Labor & Employment Publications

On September 29, 2017, a group of employees at Peacock Foods filed a class-action lawsuit claiming that the company’s collection of employee fingerprints for time-tracking purposes violated the Illinois Biometric Information Privacy Act.

The Act, which was enacted in 2008, requires any private entity that collects biometric identifiers such as retina or iris scans, fingerprints, voiceprints or scans of head or face geometry, to have a written policy in place and available to the public that establishes a retention schedule and guidelines for the permanent destruction of such information when the initial purpose for its collection has been satisfied. The Act requires any private entity that collects biometric information to inform the individual in writing that the information is being collected, and to notify the individual of the purpose and length of time for doing so. The Act also requires that the private entity receive a written release executed by the individual authorizing the collection of the information.
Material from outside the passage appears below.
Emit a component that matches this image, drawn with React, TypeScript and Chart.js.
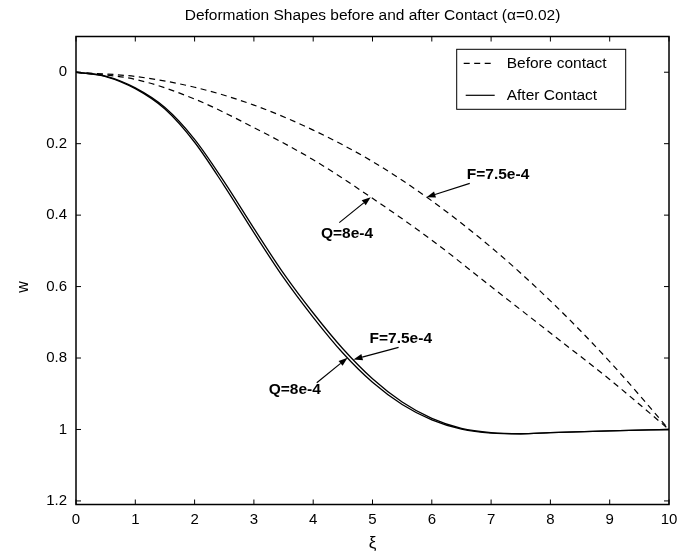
import React, { useEffect, useRef } from "react";
import { Chart, registerables } from "chart.js";

Chart.register(...registerables);

// Beam deflection w(ξ) before contact, for the two load cases
const xiCoarse = [0, 1, 2, 3, 4, 5, 6, 7, 8, 9, 10];
const wBeforeF = [0, 0.012, 0.042, 0.092, 0.162, 0.25, 0.36, 0.49, 0.64, 0.81, 1.0];
const wBeforeQ = [0, 0.02, 0.075, 0.155, 0.245, 0.353, 0.47, 0.6, 0.73, 0.86, 1.0];

// Deflection after contact (the two load cases nearly coincide)
const xiFine = [0, 0.5, 1, 1.5, 2, 2.5, 3, 3.5, 4, 4.5, 5, 5.5, 6, 6.5, 7, 7.5, 8, 9, 10];
const wAfterQ = [0, 0.012, 0.046, 0.103, 0.196, 0.318, 0.449, 0.575, 0.686, 0.786, 0.868, 0.93, 0.973, 0.999, 1.01, 1.012, 1.009, 1.004, 1.0];
const wAfterF = [0, 0.011, 0.044, 0.099, 0.188, 0.307, 0.437, 0.563, 0.674, 0.774, 0.858, 0.923, 0.969, 0.997, 1.009, 1.012, 1.009, 1.004, 1.0];

const xTicks = [0, 1, 2, 3, 4, 5, 6, 7, 8, 9, 10];
const yTicks = [0, 0.2, 0.4, 0.6, 0.8, 1, 1.2];

const titleText = "Deformation Shapes before and after Contact (\u03b1=0.02)";
const xTitle = "\u03be";
const yTitle = "w";
const legendLabels = ["Before contact", "After Contact"];

const FONT = "'Liberation Sans', Arial, Helvetica, sans-serif";
const DASH = [6, 4.5];

// Callouts: label anchor (left, middle) and arrow tail in data units,
// arrow tip placed on a curve at the given ξ
type Callout = {
  text: string;
  tx: number;
  ty: number;
  ax: number;
  ay: number;
  tipX: number;
  xs: number[];
  ws: number[];
};

const callouts: Callout[] = [
  { text: "F=7.5e-4", tx: 6.59, ty: 0.286, ax: 6.64, ay: 0.311, tipX: 5.91, xs: xiCoarse, ws: wBeforeF },
  { text: "Q=8e-4", tx: 4.13, ty: 0.451, ax: 4.44, ay: 0.421, tipX: 4.97, xs: xiCoarse, ws: wBeforeQ },
  { text: "F=7.5e-4", tx: 4.95, ty: 0.745, ax: 5.44, ay: 0.77, tipX: 4.68, xs: xiFine, ws: wAfterF },
  { text: "Q=8e-4", tx: 3.25, ty: 0.89, ax: 4.06, ay: 0.869, tipX: 4.58, xs: xiFine, ws: wAfterQ },
];

function lerp(xs: number[], ws: number[], x: number): number {
  for (let i = 0; i < xs.length - 1; i++) {
    if (x >= xs[i] && x <= xs[i + 1]) {
      const t = (x - xs[i]) / (xs[i + 1] - xs[i]);
      return ws[i] + t * (ws[i + 1] - ws[i]);
    }
  }
  return ws[ws.length - 1];
}

const toPoints = (xs: number[], ws: number[]) => xs.map((x, i) => ({ x, y: ws[i] }));

const decorPlugin = {
  id: "decor",
  afterDatasetsDraw(chart: any) {
    const { ctx, chartArea: a } = chart;
    const xs = chart.scales.x;
    const ys = chart.scales.y;
    const seg = (x1: number, y1: number, x2: number, y2: number) => {
      ctx.beginPath();
      ctx.moveTo(x1, y1);
      ctx.lineTo(x2, y2);
      ctx.stroke();
    };
    ctx.save();
    ctx.strokeStyle = "#000";
    ctx.fillStyle = "#000";

    // axes box
    ctx.setLineDash([]);
    ctx.lineWidth = 1.5;
    ctx.strokeRect(a.left, a.top, a.right - a.left, a.bottom - a.top);

    // inward tick marks on all four sides
    ctx.lineWidth = 1;
    const tl = 5;
    xTicks.forEach((v) => {
      const px = xs.getPixelForValue(v);
      seg(px, a.bottom, px, a.bottom - tl);
      seg(px, a.top, px, a.top + tl);
    });
    yTicks.forEach((v) => {
      const py = ys.getPixelForValue(v);
      seg(a.left, py, a.left + tl, py);
      seg(a.right, py, a.right - tl, py);
    });

    // callouts with arrows
    ctx.font = `bold 15.5px ${FONT}`;
    ctx.textAlign = "left";
    ctx.textBaseline = "middle";
    callouts.forEach((c) => {
      const tx = xs.getPixelForValue(c.tx);
      const ty = ys.getPixelForValue(c.ty);
      ctx.fillText(c.text, tx, ty);
      const x0 = xs.getPixelForValue(c.ax);
      const y0 = ys.getPixelForValue(c.ay);
      const x1 = xs.getPixelForValue(c.tipX);
      const y1 = ys.getPixelForValue(lerp(c.xs, c.ws, c.tipX));
      const ang = Math.atan2(y1 - y0, x1 - x0);
      const hl = 9;
      const hw = 3.2;
      const bx = x1 - hl * Math.cos(ang);
      const by = y1 - hl * Math.sin(ang);
      ctx.lineWidth = 1.2;
      seg(x0, y0, bx, by);
      ctx.beginPath();
      ctx.moveTo(x1, y1);
      ctx.lineTo(bx + hw * Math.sin(ang), by - hw * Math.cos(ang));
      ctx.lineTo(bx - hw * Math.sin(ang), by + hw * Math.cos(ang));
      ctx.closePath();
      ctx.fill();
    });

    // legend box
    const lx = a.right - 212.3;
    const ly = a.top + 12.8;
    const lw = 169;
    const lh = 60;
    ctx.fillStyle = "#fff";
    ctx.fillRect(lx, ly, lw, lh);
    ctx.lineWidth = 1;
    ctx.strokeRect(lx, ly, lw, lh);
    ctx.fillStyle = "#000";
    ctx.lineWidth = 1.2;
    ctx.setLineDash(DASH);
    seg(lx + 7, ly + 14, lx + 35, ly + 14);
    ctx.setLineDash([]);
    seg(lx + 9, ly + 46, lx + 38, ly + 46);
    ctx.font = `15.5px ${FONT}`;
    ctx.fillText(legendLabels[0], lx + 50, ly + 14);
    ctx.fillText(legendLabels[1], lx + 50, ly + 46);

    // titles
    const cx = (a.left + a.right) / 2;
    ctx.textAlign = "center";
    ctx.font = `15.5px ${FONT}`;
    ctx.fillText(titleText, cx, 16);
    ctx.font = `17px ${FONT}`;
    ctx.fillText(xTitle, cx, 543);
    ctx.save();
    ctx.translate(24, 287);
    ctx.rotate(-Math.PI / 2);
    ctx.font = `16px ${FONT}`;
    ctx.fillText(yTitle, 0, 0);
    ctx.restore();

    ctx.restore();
  },
};

export default function App() {
  const ref = useRef<HTMLCanvasElement | null>(null);

  useEffect(() => {
    document.body.style.margin = "0";
    const canvas = ref.current;
    if (!canvas) return;
    const lineStyle = {
      borderColor: "#000",
      pointRadius: 0,
      fill: false,
      cubicInterpolationMode: "monotone" as const,
    };
    const chart = new Chart(canvas, {
      type: "line",
      data: {
        datasets: [
          { ...lineStyle, label: "Before contact F", data: toPoints(xiCoarse, wBeforeF), borderWidth: 1.2, borderDash: DASH },
          { ...lineStyle, label: "Before contact Q", data: toPoints(xiCoarse, wBeforeQ), borderWidth: 1.2, borderDash: DASH },
          { ...lineStyle, label: "After Contact F", data: toPoints(xiFine, wAfterF), borderWidth: 1.3 },
          { ...lineStyle, label: "After Contact Q", data: toPoints(xiFine, wAfterQ), borderWidth: 1.3 },
        ],
      },
      options: {
        animation: false,
        responsive: false,
        devicePixelRatio: 1,
        events: [],
        layout: { padding: { left: 0, right: 20, top: 36.5, bottom: 0 } },
        plugins: {
          legend: { display: false },
          title: { display: false },
          tooltip: { enabled: false },
        },
        scales: {
          x: {
            type: "linear",
            min: 0,
            max: 10,
            grid: { display: false, drawTicks: false },
            border: { display: false },
            afterBuildTicks: (s: any) => {
              s.ticks = xTicks.map((v) => ({ value: v }));
            },
            afterFit: (s: any) => {
              s.height = 49.5;
            },
            ticks: {
              color: "#000",
              padding: 6,
              maxRotation: 0,
              autoSkip: false,
              font: { family: FONT, size: 15 },
              callback: (v: any) => String(v),
            },
          },
          y: {
            type: "linear",
            reverse: true,
            min: -0.1,
            max: 1.21,
            grid: { display: false, drawTicks: false },
            border: { display: false },
            afterBuildTicks: (s: any) => {
              s.ticks = yTicks.map((v) => ({ value: v }));
            },
            afterFit: (s: any) => {
              s.width = 76;
            },
            ticks: {
              color: "#000",
              padding: 9,
              autoSkip: false,
              font: { family: FONT, size: 15 },
              callback: (v: any) => String(Number(Number(v).toFixed(1))),
            },
          },
        },
      },
      plugins: [decorPlugin],
    });
    return () => chart.destroy();
  }, []);

  return (
    <canvas
      ref={ref}
      width={689}
      height={554}
      style={{ display: "block", width: 689, height: 554 }}
    />
  );
}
The Act provides for liquidated damages of $1,000 or actual damages against any private entity that negligently violates its provisions, or $5,000 or actual damages against any private entity that intentionally or recklessly violates the Act, as well as reasonable attorneys’ fees and costs.

The employees at Peacock Foods claim that they are required to scan their fingerprints when they clock in and out, but further claim they were never given prior written notice of the purpose for the collection of this information or the time period during which their information would be stored. They also allege that Peacock Foods failed to obtain written releases from employees authorizing the collection of their information.

This lawsuit follows two similar class-action lawsuits filed in May of this year by employees of Roundy’s Supermarkets Inc., in which they claimed that Roundy’s collected their fingerprints without their consent in violation of the Act. In addition, employees of Superior Air-Ground Ambulance Service Inc., a Chicago-area ambulance service, filed a class-action lawsuit in which they alleged that the company was collecting biometric information from its employees without their consent. These lawsuits remain pending in Illinois federal court.

As the use of biometric technology continues to expand, it is important for Illinois employers to understand the Act’s requirements in order to avoid litigation and potential damages. Prior to the collection of any biometric information from employees or customers, ensure that there is a written policy in place that complies with the Act’s provisions, and is certain to receive a written release prior to the collection of this information from any individuals.

We will continue to monitor these cases and provide updates as they become available.